Une lumière vient éblouir tout un être et le rend à la vie, mais cette fois dans le vrai monde. Shake n’est pas parfaite et accepte l’amour tel qu’il lui vient. History, morceau versatile aux changements de rythmiques, effleure volontairement le dynamisme de Queen. Il associe à son slow des mélodies dramatiques. Skin & Bones est probablement le morceau qui reflète le mieux les deux thématiques et l’ambiance globale de l’album. Il nous frappe par son vent froid, une altération au souffle léger qui faisait voler les cheveux de Shake dans Web. Le morceau nous enveloppe dans un rêve planant, ses harmonies grandioses nous donnent presque la chair de poule. Nous reconnaissons la touche très caractéristique du dieu du synthé aka Mike Dean aux trois quarts du morceau, rappelant précisément la mixtape Owl Pharaoh de Travis Scott. Dans le clip, le théâtre est une métaphore de la société moderne. Shake souhaite prendre distance de la pression sociale pour jouer au mieux son propre rôle.

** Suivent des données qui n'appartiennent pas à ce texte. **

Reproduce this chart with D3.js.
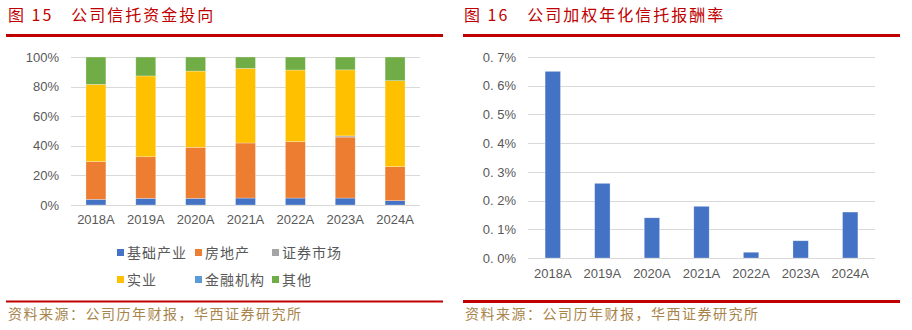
<!DOCTYPE html>
<html>
<head>
<meta charset="utf-8">
<script src="https://cdn.jsdelivr.net/npm/d3@7/dist/d3.min.js"></script>
<style>
  html, body { margin: 0; padding: 0; background: #fff; }
  svg { display: block; }
</style>
</head>
<body>
<svg id="c" width="912" height="330"></svg>
<script>
// ---------- DATA ----------
const years = ["2018A", "2019A", "2020A", "2021A", "2022A", "2023A", "2024A"];

// 公司信托资金投向 (percent of total)
const seriesNames = ["基础产业", "房地产", "证券市场", "实业", "金融机构", "其他"];
const infra    = [3.8, 4.5, 4.5, 4.7, 4.7, 4.7, 2.9];
const estate   = [25.5, 28.1, 34.5, 37.2, 38.1, 41.2, 23.0];
const security = [0.0, 0.0, 0.0, 0.0, 0.0, 0.8, 0.0];
const industry = [52.2, 54.6, 51.5, 50.4, 48.4, 44.6, 58.1];
const finance  = [0.0, 0.0, 0.0, 0.0, 0.0, 0.0, 0.0];
const others   = [18.5, 12.8, 9.5, 7.7, 8.8, 8.7, 16.0];
const seriesColors = ["#4472C4", "#ED7D31", "#A5A5A5", "#FFC000", "#5B9BD5", "#70AD47"];
const leftTicks = [0, 20, 40, 60, 80, 100];

// 公司加权年化信托报酬率 (%)
const feeRate = [0.65, 0.26, 0.14, 0.18, 0.02, 0.06, 0.16];
const rightTicks = [0, 0.1, 0.2, 0.3, 0.4, 0.5, 0.6, 0.7];

const titleLeft = "图 15　公司信托资金投向";
const titleRight = "图 16　公司加权年化信托报酬率";
const sourceText = "资料来源：公司历年财报，华西证券研究所";

// ---------- STYLE ----------
const RED = "#C00000";
const GRID = "#D9D9D9";
const TICK = "#595959";
const SRC = "#A8844B";
const latin = "'Liberation Sans', Arial, sans-serif";
const cjk = "'Noto Sans CJK SC', sans-serif";

const svg = d3.select("#c");

// ---------- Titles & rules ----------
function header(x, text, x0, x1) {
  svg.append("text").attr("x", x).attr("y", 21)
    .attr("font-family", cjk).attr("font-size", 16).attr("letter-spacing", 2)
    .attr("fill", RED).text(text);
  svg.append("rect").attr("x", x0).attr("y", 34).attr("width", x1 - x0).attr("height", 3).attr("fill", RED);
}
header(8, titleLeft, 6, 443);
header(464, titleRight, 463, 900);

// bottom rules
svg.append("rect").attr("x", 6).attr("y", 300.5).attr("width", 437).attr("height", 2).attr("fill", RED);
svg.append("rect").attr("x", 463).attr("y", 300).attr("width", 437).attr("height", 3).attr("fill", RED);

function source(x) {
  svg.append("text").attr("x", x).attr("y", 319)
    .attr("font-family", cjk).attr("font-size", 14).attr("letter-spacing", 1.5)
    .attr("fill", SRC).text(sourceText);
}
source(8);
source(465);

// ---------- Left chart: stacked 100% ----------
{
  const x0 = 71, x1 = 420, yTop = 57, yBot = 205;
  const x = d3.scaleBand().domain(years).range([x0, x1]).paddingInner(0.6).paddingOuter(0.3);
  const y = d3.scaleLinear().domain([0, 100]).range([yBot, yTop]);
  const g = svg.append("g");

  g.append("g").selectAll("line").data(leftTicks).join("line")
    .attr("x1", x0).attr("x2", x1)
    .attr("y1", d => Math.round(y(d)) + 0.5).attr("y2", d => Math.round(y(d)) + 0.5)
    .attr("stroke", GRID).attr("stroke-width", 1);

  const yAxis = d3.axisLeft(y).tickValues(leftTicks).tickSize(0).tickPadding(12).tickFormat(d => d + "%");
  const ya = g.append("g").attr("transform", `translate(${x0},0)`).call(yAxis);
  ya.select(".domain").remove();
  ya.selectAll("text").attr("font-family", latin).attr("font-size", 13).attr("fill", TICK);

  const rows = years.map((yr, i) => ({
    year: yr,
    "基础产业": infra[i], "房地产": estate[i], "证券市场": security[i],
    "实业": industry[i], "金融机构": finance[i], "其他": others[i]
  }));
  const stacked = d3.stack().keys(seriesNames)(rows);

  g.append("g").selectAll("g").data(stacked).join("g")
    .attr("fill", (d, i) => seriesColors[i])
    .selectAll("rect").data(d => d).join("rect")
    .attr("x", d => x(d.data.year))
    .attr("width", x.bandwidth())
    .attr("y", d => y(d[1]))
    .attr("height", d => Math.max(0, y(d[0]) - y(d[1])))
    .attr("stroke", "rgba(255,255,255,0.45)").attr("stroke-width", 0.6);

  const xAxis = d3.axisBottom(x).tickSize(0).tickPadding(10);
  const xa = g.append("g").attr("transform", `translate(0,${yBot})`).call(xAxis);
  xa.select(".domain").remove();
  xa.selectAll("text").attr("font-family", latin).attr("font-size", 13).attr("fill", TICK);

  // legend
  const cols = [117, 195, 272];
  const rowsY = [253, 280];
  const leg = g.append("g");
  seriesNames.forEach((name, i) => {
    const cx = cols[i % 3], cy = rowsY[Math.floor(i / 3)];
    leg.append("rect").attr("x", cx).attr("y", cy - 4).attr("width", 7).attr("height", 7).attr("fill", seriesColors[i]);
    leg.append("text").attr("x", cx + 10).attr("y", cy + 5)
      .attr("font-family", cjk).attr("font-size", 14).attr("letter-spacing", 1)
      .attr("fill", TICK).text(name);
  });
}

// ---------- Right chart: bars ----------
{
  const x0 = 528, x1 = 875, yTop = 57, yBot = 258;
  const x = d3.scaleBand().domain(years).range([x0, x1]).paddingInner(0.69).paddingOuter(0.345);
  const y = d3.scaleLinear().domain([0, 0.7]).range([yBot, yTop]);
  const g = svg.append("g");

  g.append("g").selectAll("line").data(rightTicks).join("line")
    .attr("x1", x0).attr("x2", x1)
    .attr("y1", d => Math.round(y(d)) + 0.5).attr("y2", d => Math.round(y(d)) + 0.5)
    .attr("stroke", GRID).attr("stroke-width", 1);

  const yAxis = d3.axisLeft(y).tickValues(rightTicks).tickSize(0).tickPadding(12)
    .tickFormat(d => d3.format(".1f")(d).replace(".", ". ") + "%");
  const ya = g.append("g").attr("transform", `translate(${x0},0)`).call(yAxis);
  ya.select(".domain").remove();
  ya.selectAll("text").attr("font-family", latin).attr("font-size", 13).attr("fill", TICK).attr("xml:space", "preserve");

  g.append("g").selectAll("rect").data(feeRate).join("rect")
    .attr("x", (d, i) => x(years[i]))
    .attr("width", x.bandwidth())
    .attr("y", d => y(d))
    .attr("height", d => yBot - y(d))
    .attr("fill", "#4472C4")
    .attr("stroke", "rgba(255,255,255,0.45)").attr("stroke-width", 0.6);

  const xAxis = d3.axisBottom(x).tickSize(0).tickPadding(11);
  const xa = g.append("g").attr("transform", `translate(0,${yBot})`).call(xAxis);
  xa.select(".domain").remove();
  xa.selectAll("text").attr("font-family", latin).attr("font-size", 13).attr("fill", TICK);
}
</script>
</body>
</html>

Skin and bones under the covers/Kept our love undercover/Nonchalant, very subtle./Tryin’ not to step on the puddle

La ballade de Shake sur Wine & Spirits, plus secrète et intime, nous fait entendre par un rythme lent sa voix posée, accompagnée à la guitare folk. Ce dernier titre ainsi que History et Skin & Bones témoignent de véritables déclarations d’amour. Un autre chef-d’œuvre, c’est Medecine, aux sonorités de synthé sombre et futuriste sous des influences de Pink Floyd – se distingue de Stay et Purple Walls en représentant la relation amoureuse sous son jour le plus sombre. L’écoute de l’album est ensuite contre-balancée par l’énergie salvatrice de Body, morceau d’empowerment féminin. Vibrations et Cocoon viennent aérer l’ambiance lourde et orageuse avant de clôturer ce chapitre où, pourrions-nous dire, le pouvoir de cette histoire d’amour s’éteint, avec Se fue la luz.

When you were sick babe
I was your oxygen
I’m your oxygen
But I’m cutting off your supply

 

Dans son souhait de ne jamais rester la même, nous comprenons que 070 Shake se laisse porter par le mouvement et refuse une quelconque étiquette. Chatouillée par un grain rock psychédélique, elle voyage entre la synthpop des eighties et le hip-hop, et surfe sur une vague cloud cap, genre musical dopé à l’autotune, qui connait une montée en puissance depuis quelques années. Nous pouvons ressentir cette fluctuation dans sa musique. La classer relève d’une tâche complexe ; cela l’aide sans doute à rester elle-même et laisse beaucoup de place à l’expérimentation. Une chose est sûre, 070 Shake n’a pas encore atteint son full potentiel et ne compte pas s’arrêter là.